What happened in the Middle East this week is the kind of outcome conservatives have been saying strong American leadership can deliver: Israel and Hamas agreed to the first phase of a U.S.-backed ceasefire, with plans for the release of hostages and a phased Israeli withdrawal — a deal the Israeli cabinet approved as a path toward ending nearly two years of brutal conflict. This is not the product of wishful diplomacy or appeasement; it is hard-nosed negotiation and leverage that put results on the table where others only offered speeches. The American president who pushed this framework deserves credit for producing a tangible breakthrough.
The scenes from Tel Aviv and Gaza were striking: crowds in Hostage Square cheering and chanting President Trump’s name, and even calling for him to receive the Nobel Peace Prize — proof that ordinary people desperate for peace recognize decisive action, no matter the source. Those images expose the hypocrisy of coastal elites who mocked strong leadership while cozying up to every internationalist bureaucracy that promised change but brought none. When both sides on the ground erupt in relief and gratitude, the talking heads ought to zip it and let the results speak.

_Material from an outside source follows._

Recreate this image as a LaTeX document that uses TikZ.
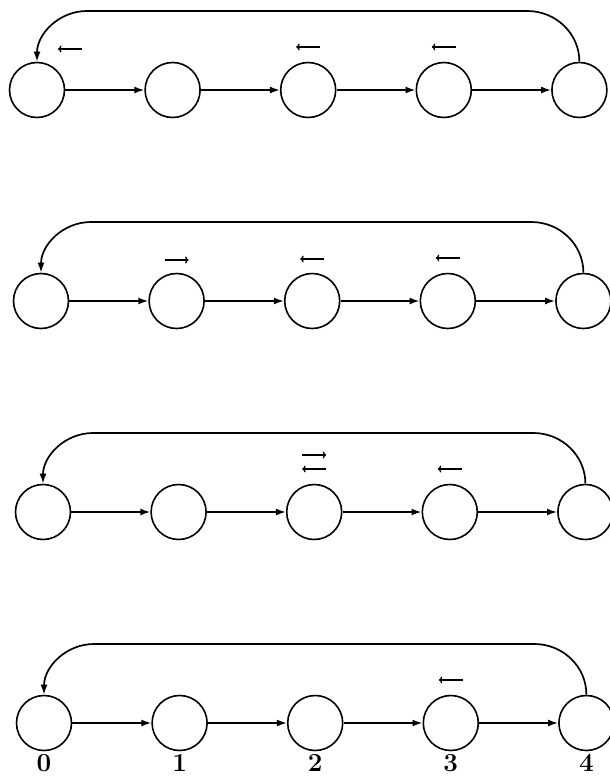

The pressure to award the Nobel has not come only from jubilant crowds; hostage families and Israeli leaders have publicly urged recognition, writing to the Nobel Committee and praising the president’s determination to bring captives home. Even President Isaac Herzog and other senior Israeli officials declared the American role pivotal, saying this kind of outcome merits the highest international acknowledgement. For once, moral clarity and gratitude are aligned with strategic success — and that should matter to every patriot.
Political outsiders and skeptical Americans should note that this breakthrough also prompted international endorsements beyond Israel’s institutions: Malta’s foreign minister publicly nominated the U.S. president for the Nobel Peace Prize, reflecting a broader global sense that long-stalled conflicts are finally moving toward resolution. That kind of cross-border appreciation is rare and instructive — leadership that yields peace gets noticed by allies and rivals alike. The left’s reflexive snark about American unilateralism collapses in the face of tangible de-escalation.
Back home, Republican allies and conservative commentators are right to celebrate, and to point out the double standard: the same elites who sneered at American strength now clamor for the plaudits when peace arrives. Prime Minister Netanyahu and other officials publicly called for the Nobel, and conservative voices are right to argue that America reclaiming the role of honest broker matters more than the self-congratulatory hand-wringing of Washington insiders. If peace is the metric, then results — not ritual denunciations — should determine who gets credit.
This is a moment for hardworking Americans to feel proud, not apologetic. Our nation produced a deal that could save lives, bring hostages home, and open a path to reconstruction — and we should back leaders who produce outcomes, not endless committees and condemnations. Celebrate the win, demand continued strength in securing lasting peace, and let the elites wallow in their outrage while the rest of the country gets back to honoring results over rhetoric.